After a brief intermission, Saxon returns to his living room draped in a pale blue scarf, encrusted with small plastic diamonds.
"He's famous for his scarves," Sabrina enthuses.
"From this interview on, you should be Austin Powers Powell, APP," instructs Saxon. "Austin Powers is a copy of the Seeds. The logo and everything, it was the same thing we were doing with the Seeds back then. Look it up. You'll find out it's true. The point is when someone uses three names, you get their attention. Mine is like three lightning bolts: Sky Sunlight Saxon.
"I think everyone should get struck by lightning at least once," he continues almost tauntingly. "How about that? I would rather get struck by lightning than tazed by the police. If I got struck by lightning, I'd be a new person. Something new would happen to me. I would chance it. Why not? You'd come out a superhuman."
He fumbles with his laptop, attempting to play the music he recorded with Yesterday's Thoughts, a retro-psych outfit from Athens, Greece, for 2004's Let's Take a Ride With ... (Sound Effect).
"So anyway, I think all the computers are going to go down," prophesizes the host out of mild frustration. "I give them to 2012. By that time a third of the people using them will be sort of blind. Life will be altered. I'm sure if Elvis were alive today, he'd be shooting computers not TVs. He'd shoot a few TVs, too."
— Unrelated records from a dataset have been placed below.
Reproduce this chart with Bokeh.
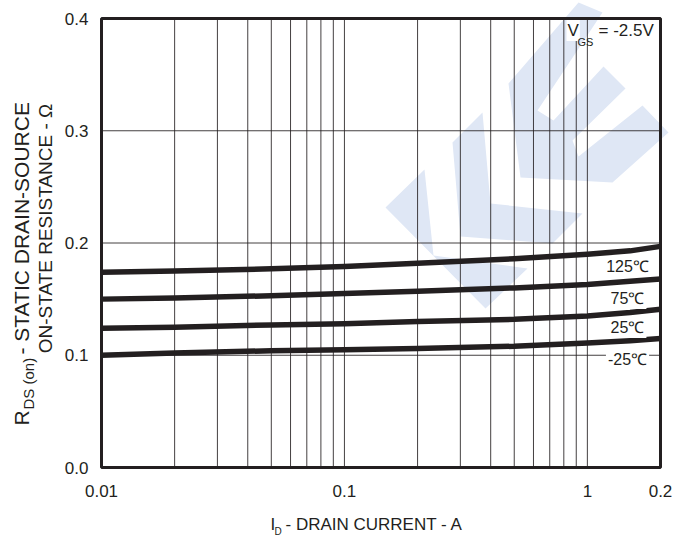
import math
from bokeh.plotting import figure
from bokeh.models import Label
from bokeh.core.properties import value
from bokeh.embed import file_html
from bokeh.resources import INLINE

# ---------------- data ----------------
current_a = [0.01, 0.02, 0.05, 0.1, 0.2, 0.5, 1.0, 1.5, 2.0]
r_125c = [0.174, 0.175, 0.177, 0.179, 0.182, 0.186, 0.190, 0.193, 0.197]
r_75c = [0.150, 0.151, 0.153, 0.155, 0.157, 0.160, 0.163, 0.166, 0.168]
r_25c = [0.124, 0.125, 0.127, 0.128, 0.130, 0.132, 0.135, 0.138, 0.141]
r_m25c = [0.100, 0.102, 0.104, 0.105, 0.106, 0.108, 0.111, 0.113, 0.115]
series_labels = ["125\u2103", "75\u2103", "25\u2103", "-25\u2103"]

x_ticks = [0.01, 0.1, 1, 2]
x_tick_labels = ["0.01", "0.1", "1", "0.2"]
y_ticks = [0.0, 0.1, 0.2, 0.3, 0.4]
y_tick_labels = ["0.0", "0.1", "0.2", "0.3", "0.4"]
x_grid = [0.02, 0.03, 0.04, 0.05, 0.06, 0.07, 0.08, 0.09,
          0.1, 0.2, 0.3, 0.4, 0.5, 0.6, 0.7, 0.8, 0.9, 1.0]
y_grid = [0.1, 0.2, 0.3]

# ---------------- layout ----------------
W, H = 678, 536
L, R, T, B = 101, 18, 18, 69          # plot-area margins in page pixels
FW, FH = W - L - R, H - T - B
INK = "#231f20"
FONT = "Liberation Sans"

xmin, xmax = x_ticks[0], x_ticks[-1]
ymin, ymax = y_ticks[0], y_ticks[-1]
dec = FW / math.log10(xmax / xmin)     # pixels per decade
ppu = FH / (ymax - ymin)               # pixels per ohm

# the frame covers the whole page so that every text stays inside it
p = figure(width=W, height=H, x_axis_type="log",
           x_range=(xmin * 10 ** (-L / dec), xmax * 10 ** (R / dec)),
           y_range=(ymin - B / ppu, ymax + T / ppu),
           x_axis_location=None, y_axis_location=None, title=None,
           output_backend="svg", toolbar_location=None,
           min_border=0, min_border_left=0, min_border_right=0,
           min_border_top=0, min_border_bottom=0)
p.outline_line_color = None
p.background_fill_color = "white"
p.border_fill_color = "white"
p.xgrid.visible = False
p.ygrid.visible = False

# watermark (decorative), given in page pixels and mapped into data space
def to_data(pts):
    xs, ys = [], []
    for px, py in pts:
        xs.append(xmin * 10 ** ((px - L) / dec))
        ys.append(ymin + (T + FH - py) / ppu)
    return xs, ys

wm = [
    [(385, 207), (424, 169), (433, 255), (527, 268), (485, 308)],
    [(452, 142), (482, 112), (490, 203), (582, 213), (552, 243), (460, 236)],
    [(508, 83), (578, 2), (602, 12), (537, 110), (553, 120), (603, 66), (625, 88),
     (572, 140), (578, 156), (642, 105), (668, 132), (612, 182), (520, 177)],
]
wxs, wys = [], []
for poly in wm:
    a, b = to_data(poly)
    wxs.append(a)
    wys.append(b)
p.patches(wxs, wys, fill_color="#dfe7f5", line_color=None)

# grid lines
p.segment(x0=x_grid, x1=x_grid, y0=[ymin] * len(x_grid), y1=[ymax] * len(x_grid),
          line_color=INK, line_width=1, line_alpha=0.85)
p.segment(x0=[xmin] * len(y_grid), x1=[xmax] * len(y_grid), y0=y_grid, y1=y_grid,
          line_color=INK, line_width=1, line_alpha=0.85)

# curves
for ys in (r_125c, r_75c, r_25c, r_m25c):
    p.line(current_a, ys, line_color=INK, line_width=5.5, line_join="round")

# plot-area border
p.quad(left=[xmin], right=[xmax], bottom=[ymin], top=[ymax],
       fill_color=None, line_color=INK, line_width=3)

# tick labels
p.text(x=x_ticks, y=[ymin] * len(x_ticks), text=x_tick_labels,
       text_font=value(FONT), text_font_size="17px", text_color=INK,
       text_align="center", text_baseline="middle", y_offset=23)
p.text(x=[xmin] * len(y_ticks), y=y_ticks, text=y_tick_labels,
       text_font=value(FONT), text_font_size="17px", text_color=INK,
       text_align="right", text_baseline="middle", x_offset=-13)

def lab(text, px, py, size, align="left", angle=0, bg=None, pad=0):
    kw = {}
    if bg:
        kw["background_fill_color"] = bg
        kw["padding"] = pad
    p.add_layout(Label(x=px, y=H - py, x_units="screen", y_units="screen",
                       text=text, text_font=FONT, text_font_size=size, text_color=INK,
                       text_align=align, text_baseline="middle", angle=angle, **kw))

# series labels
for t, py in zip(series_labels, [266, 298, 327, 359]):
    lab(t, 627, py, "16px", align="center", bg="white", pad=2)

# V_GS note
lab("V", 566, 30, "17px", bg="white", pad=1)
lab("GS", 577, 41, "11px")
lab("= -2.5V", 598, 30, "17px")

# x-axis title
lab("I", 270, 523.5, "17px")
lab("D", 274, 531, "10px")
lab("- DRAIN CURRENT - A", 285, 523.5, "17px")

# y-axis title (rotated)
rot = math.pi / 2
lab("R", 21, 425, "21px", angle=rot)
lab("DS (on)", 28, 409, "15px", angle=rot)
lab("- STATIC DRAIN-SOURCE", 21, 354, "21px", angle=rot)
lab("ON-STATE RESISTANCE - \u03a9", 45, 228, "19px", align="center", angle=rot)

open("out.html", "w").write(file_html(p, INLINE))
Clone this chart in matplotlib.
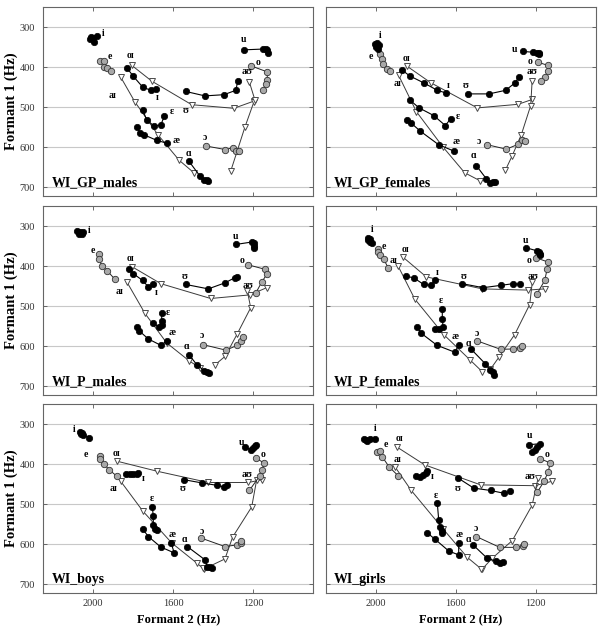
import matplotlib
matplotlib.use("Agg")
import matplotlib.pyplot as plt

plt.rcParams['font.family'] = ['Liberation Serif', 'DejaVu Serif']

# vowel categories
black_vowels = ['i', 'ɪ', 'ɛ', 'æ', 'ɑ', 'ʊ', 'u']
gray_vowels = ['e', 'o', 'ɔ']
diphthongs = ['oɪ', 'aʊ', 'aɪ']

# each vowel: ([F2 ...], [F1 ...])
gp_males = {
    'i': ([2012, 2003, 1995, 1983, 2017], [324, 327, 337, 322, 329]),
    'e': ([1967, 1948, 1947, 1930, 1910], [384, 384, 400, 403, 410]),
    'ɪ': ([1832, 1800, 1753, 1713, 1687], [402, 423, 450, 458, 456]),
    'ɛ': ([1753, 1733, 1697, 1663, 1645], [507, 532, 547, 545, 523]),
    'æ': ([1783, 1767, 1747, 1683, 1633], [549, 564, 569, 583, 590]),
    'ɑ': ([1522, 1467, 1447, 1433, 1425], [635, 672, 681, 683, 684]),
    'ʊ': ([1537, 1442, 1347, 1287, 1278], [461, 472, 469, 458, 435]),
    'u': ([1247, 1150, 1138, 1130, 1125], [357, 355, 356, 358, 364]),
    'o': ([1212, 1130, 1130, 1138, 1152], [397, 412, 432, 443, 458]),
    'ɔ': ([1438, 1340, 1300, 1288, 1273], [597, 606, 601, 609, 609]),
    'oɪ': ([1807, 1708, 1508, 1297, 1197], [396, 435, 494, 503, 485]),
    'aʊ': ([1313, 1242, 1197, 1192, 1220], [660, 550, 487, 482, 437]),
    'aɪ': ([1863, 1792, 1677, 1570, 1497], [425, 487, 569, 633, 664]),
}
gp_females = {
    'i': ([2003, 1993, 1985, 1997, 1988], [342, 340, 346, 350, 356]),
    'e': ([1980, 1968, 1963, 1943, 1927], [367, 379, 392, 404, 410]),
    'ɪ': ([1867, 1830, 1758, 1692, 1647], [408, 422, 440, 458, 465]),
    'ɛ': ([1830, 1783, 1710, 1652, 1625], [482, 502, 521, 546, 529]),
    'æ': ([1843, 1825, 1777, 1685, 1608], [533, 539, 560, 594, 610]),
    'ɑ': ([1497, 1447, 1427, 1413, 1405], [646, 679, 690, 688, 686]),
    'ʊ': ([1538, 1433, 1350, 1305, 1283], [467, 467, 458, 440, 425]),
    'u': ([1263, 1213, 1192, 1185, 1182], [361, 363, 365, 367, 365]),
    'o': ([1188, 1138, 1138, 1155, 1172], [388, 396, 410, 425, 436]),
    'ɔ': ([1442, 1347, 1288, 1267, 1252], [594, 605, 593, 582, 584]),
    'oɪ': ([1843, 1725, 1492, 1288, 1218], [398, 439, 502, 493, 481]),
    'aʊ': ([1352, 1318, 1272, 1225, 1218], [658, 622, 569, 496, 436]),
    'aɪ': ([1885, 1797, 1663, 1555, 1478], [421, 511, 600, 664, 684]),
}
p_males = {
    'i': ([2080, 2067, 2058, 2070, 2053], [312, 315, 319, 321, 315]),
    'e': ([1970, 1970, 1958, 1930, 1892], [371, 383, 400, 412, 433]),
    'ɪ': ([1822, 1800, 1753, 1725, 1700], [407, 419, 436, 452, 444]),
    'ɛ': ([1658, 1658, 1655, 1670, 1703], [518, 537, 548, 552, 543]),
    'æ': ([1783, 1770, 1725, 1662, 1633], [552, 562, 582, 598, 587]),
    'ɑ': ([1522, 1483, 1447, 1430, 1422], [621, 646, 661, 665, 667]),
    'ʊ': ([1537, 1425, 1342, 1292, 1280], [446, 457, 442, 429, 427]),
    'u': ([1287, 1208, 1197, 1195, 1197], [346, 340, 342, 350, 356]),
    'o': ([1225, 1142, 1133, 1158, 1187], [397, 408, 421, 440, 467]),
    'ɔ': ([1453, 1337, 1280, 1262, 1253], [596, 610, 598, 587, 577]),
    'oɪ': ([1805, 1662, 1413, 1217, 1133], [402, 444, 481, 472, 454]),
    'aʊ': ([1392, 1340, 1280, 1213, 1230], [647, 625, 569, 504, 462]),
    'aɪ': ([1833, 1742, 1633, 1520, 1467], [439, 518, 592, 637, 654]),
}
p_females = {
    'i': ([2038, 2030, 2027, 2017, 2037], [329, 333, 340, 343, 335]),
    'e': ([1988, 1988, 1980, 1960, 1938], [357, 365, 373, 383, 404]),
    'ɪ': ([1847, 1808, 1760, 1725, 1702], [425, 430, 446, 448, 436]),
    'ɛ': ([1667, 1667, 1663, 1683, 1705], [506, 532, 552, 557, 558]),
    'æ': ([1793, 1772, 1693, 1605, 1583], [552, 568, 598, 615, 596]),
    'ɑ': ([1522, 1452, 1427, 1413, 1408], [608, 644, 660, 665, 671]),
    'ʊ': ([1567, 1463, 1372, 1313, 1277], [444, 454, 448, 444, 446]),
    'u': ([1250, 1193, 1183, 1177, 1180], [354, 362, 365, 369, 372]),
    'o': ([1200, 1138, 1143, 1155, 1193], [379, 390, 408, 436, 469]),
    'ɔ': ([1492, 1375, 1313, 1280, 1267], [587, 608, 607, 604, 600]),
    'oɪ': ([1863, 1747, 1467, 1238, 1155], [378, 427, 457, 460, 457]),
    'aʊ': ([1427, 1383, 1305, 1230, 1217], [658, 627, 571, 496, 440]),
    'aɪ': ([1888, 1805, 1660, 1527, 1467], [400, 482, 571, 635, 664]),
}
boys = {
    'i': ([2067, 2058, 2050, 2022, 2063], [321, 322, 327, 334, 324]),
    'e': ([1967, 1967, 1947, 1922, 1880], [379, 387, 399, 414, 431]),
    'ɪ': ([1837, 1817, 1800, 1783, 1775], [425, 425, 425, 425, 422]),
    'ɛ': ([1705, 1700, 1700, 1692, 1683], [508, 529, 552, 563, 564]),
    'æ': ([1753, 1725, 1663, 1595, 1612], [562, 581, 607, 622, 596]),
    'ɑ': ([1530, 1442, 1430, 1417, 1408], [606, 639, 656, 658, 660]),
    'ʊ': ([1547, 1458, 1383, 1347, 1333], [439, 447, 453, 457, 453]),
    'u': ([1242, 1213, 1200, 1192, 1187], [358, 364, 360, 356, 352]),
    'o': ([1188, 1147, 1155, 1167, 1220], [385, 397, 414, 429, 466]),
    'ɔ': ([1460, 1342, 1283, 1263, 1262], [585, 606, 602, 598, 593]),
    'oɪ': ([1880, 1680, 1425, 1225, 1155], [393, 418, 446, 446, 439]),
    'aʊ': ([1447, 1342, 1303, 1208, 1183], [662, 637, 582, 507, 439]),
    'aɪ': ([1863, 1753, 1608, 1483, 1453], [443, 517, 597, 647, 660]),
}
girls = {
    'i': ([2058, 2050, 2042, 2030, 2005], [337, 339, 342, 337, 337]),
    'e': ([1992, 1980, 1967, 1933, 1888], [371, 368, 382, 407, 429]),
    'ɪ': ([1797, 1780, 1763, 1750, 1742], [431, 432, 427, 422, 417]),
    'ɛ': ([1692, 1685, 1677, 1667, 1667], [498, 539, 557, 566, 572]),
    'æ': ([1742, 1705, 1635, 1585, 1585], [572, 587, 617, 627, 597]),
    'ɑ': ([1513, 1443, 1397, 1380, 1363], [602, 635, 643, 647, 645]),
    'ʊ': ([1588, 1510, 1425, 1358, 1327], [435, 460, 466, 473, 468]),
    'u': ([1235, 1180, 1193, 1205, 1217], [352, 349, 357, 364, 371]),
    'o': ([1177, 1127, 1138, 1158, 1193], [387, 397, 420, 443, 471]),
    'ɔ': ([1497, 1380, 1297, 1263, 1258], [581, 608, 608, 604, 600]),
    'oɪ': ([1892, 1755, 1475, 1205, 1118], [358, 402, 452, 454, 443]),
    'aʊ': ([1467, 1417, 1317, 1218, 1188], [662, 635, 591, 503, 435]),
    'aɪ': ([1902, 1822, 1663, 1542, 1472], [408, 466, 562, 633, 662]),
}

# where the vowel symbols sit (F2, F1)
gp_males_lab = {'i': (1950, 317), 'e': (1917, 373), 'oɪ': (1813, 371), 'aɪ': (1903, 471),
                'ɪ': (1683, 477), 'ɛ': (1605, 512), 'æ': (1588, 583), 'ɑ': (1525, 617),
                'ʊ': (1538, 508), 'ɔ': (1442, 577), 'u': (1250, 332), 'o': (1178, 388),
                'aʊ': (1230, 412)}
gp_females_lab = {'i': (1980, 321), 'e': (2022, 373), 'oɪ': (1847, 379), 'aɪ': (1892, 442),
                  'ɪ': (1638, 446), 'ɛ': (1588, 523), 'æ': (1600, 586), 'ɑ': (1513, 622),
                  'ʊ': (1550, 446), 'ɔ': (1485, 585), 'u': (1305, 357), 'o': (1230, 386),
                  'aʊ': (1218, 412)}
p_males_lab = {'i': (2020, 312), 'e': (2003, 360), 'oɪ': (1813, 382), 'aɪ': (1870, 464),
               'ɪ': (1687, 467), 'ɛ': (1625, 515), 'æ': (1608, 567), 'ɑ': (1533, 600),
               'ʊ': (1545, 427), 'ɔ': (1458, 573), 'u': (1287, 325), 'o': (1258, 386),
               'aʊ': (1225, 448)}
p_females_lab = {'i': (2017, 308), 'e': (1958, 352), 'oɪ': (1850, 358), 'aɪ': (1910, 386),
                 'ɪ': (1692, 415), 'ɛ': (1672, 485), 'æ': (1605, 575), 'ɑ': (1538, 594),
                 'ʊ': (1563, 425), 'ɔ': (1493, 569), 'u': (1250, 335), 'o': (1233, 387),
                 'aʊ': (1213, 427)}
boys_lab = {'i': (2097, 314), 'e': (2037, 377), 'oɪ': (1883, 373), 'aɪ': (1900, 460),
            'ɪ': (1753, 435), 'ɛ': (1708, 485), 'æ': (1608, 577), 'ɑ': (1545, 589),
            'ʊ': (1553, 462), 'ɔ': (1458, 568), 'u': (1258, 346), 'o': (1150, 375),
            'aʊ': (1230, 427)}
girls_lab = {'i': (2005, 310), 'e': (1950, 352), 'oɪ': (1883, 337), 'aɪ': (1893, 389),
             'ɪ': (1717, 431), 'ɛ': (1697, 479), 'æ': (1585, 577), 'ɑ': (1535, 589),
             'ʊ': (1593, 462), 'ɔ': (1497, 560), 'u': (1230, 329), 'o': (1143, 377),
             'aʊ': (1230, 432)}

panels = [("WI_GP_males", gp_males, gp_males_lab),
          ("WI_GP_females", gp_females, gp_females_lab),
          ("WI_P_males", p_males, p_males_lab),
          ("WI_P_females", p_females, p_females_lab),
          ("WI_boys", boys, boys_lab),
          ("WI_girls", girls, girls_lab)]

xticks = [2000, 1600, 1200]
yticks = [300, 400, 500, 600, 700]

fig = plt.figure(figsize=(6.03, 6.35), dpi=100)
W, H = 603.0, 635.0
col_x = [43.3 / W, 325.7 / W]
row_y = [(H - 196) / H, (H - 395) / H, (H - 593) / H]
aw, ah = 270 / W, 189 / H

for k, (name, data, labs) in enumerate(panels):
    r, c = divmod(k, 2)
    ax = fig.add_axes([col_x[c], row_y[r], aw, ah])

    for v in diphthongs:
        f2, f1 = data[v]
        ax.plot(f2, f1, '-', color='#3a3a3a', lw=0.7, marker='v', ms=4.6,
                mfc='white', mec='#4a4a4a', mew=0.7, zorder=3)
    for v in gray_vowels:
        f2, f1 = data[v]
        ax.plot(f2, f1, '-', color='#222222', lw=0.7, marker='o', ms=4.6,
                mfc='#a8a8a8', mec='#333333', mew=0.6, zorder=4)
    for v in black_vowels:
        f2, f1 = data[v]
        ax.plot(f2, f1, '-', color='black', lw=0.8, marker='o', ms=4.6,
                mfc='black', mec='black', mew=0.5, zorder=5)

    for v, (lx, ly) in labs.items():
        ax.text(lx, ly, v, fontsize=7, fontweight='bold', ha='center', va='center',
                zorder=6)

    ax.text(0.03, 0.035, name, transform=ax.transAxes, fontsize=10,
            fontweight='bold', ha='left', va='bottom', zorder=7)

    ax.set_xlim(2250, 900)
    ax.set_ylim(722, 250)
    ax.set_xticks(xticks)
    ax.set_yticks(yticks)
    ax.yaxis.grid(True, color='#c8c8c8', lw=0.8)
    ax.set_axisbelow(True)
    ax.tick_params(direction='in', length=3, width=0.6, top=True, right=True,
                   colors='#555555', labelcolor='#333333', labelsize=7.5)
    ax.tick_params(axis='y', pad=6)
    ax.tick_params(axis='x', pad=4)
    for s in ax.spines.values():
        s.set_color('#666666')
        s.set_linewidth(0.8)

    if c == 0:
        ax.set_ylabel("Formant 1 (Hz)", fontsize=10.5, fontweight='bold')
        ax.yaxis.set_label_coords(-0.095, 0.5)
    else:
        ax.set_yticklabels([])
    if r == 2:
        ax.set_xlabel("Formant 2 (Hz)", fontsize=9, fontweight='bold', labelpad=5)
    else:
        ax.set_xticklabels([])

fig.savefig("out.png", dpi=100)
With assistance from Sabrina, he pulls up his own MySpace page, on which both the names Sky Sunlight Saxon and the Seeds are trademarked, and streams all six of the floral relics from 2008's Back to the Garden. Forming a cone out of newspaper, he illustrates the way he achieved the echo-laden effect in "Mystery Man" and is particularly roused by "Halt." He repeats each lyric – apocalyptic visions of war and the redemptive power of Ya Ho Wha – with added emphasis and explanation. He acts out the music with both hands.
"Here's my far-range vision," Saxon offers upon the song's conclusion. "Ninety-seven people onstage all representing different countries, and they're all in the Seeds band. Ninety-seven people bringing peace to the earth. The reason I say 97 is nine and seven is 16. One and six is seven, and seven is the number that rules the power of the whole universe. Maybe I would come out with seven Seeds and then 16 Seeds. Just say my vision is 16 Seeds onstage. That's realistic."
I nod and begin making my way toward the dining room, which is barren save for a beat-up, old piano.
"I was signed by Fred Astaire," Saxon blurts out, as if trying to stop me in my tracks. He takes a seat at the piano and tinkers with a few chord progressions. "I was the reason he got into the music business."
He continues playing, forming a series of circular trills. "Everyone needs to do acid once – especially if you're going to play with me," he cracks. "Then you'll wake up and realize we're all just characters in the Bible."
His hands slowly come to a rest, and he gazes toward the ceiling in the far right corner of the room.
"I don't believe in death; there is no death," Sky Sunlight Saxon reiterates. "In a higher understanding, none of us die; we leave our body. We're going from one room to another room. Once you realize there's no death, then you'll live forever. I believe that going to church is good if you want it to be good, but the greatest church is within. You're the church. The resurrection is living within you."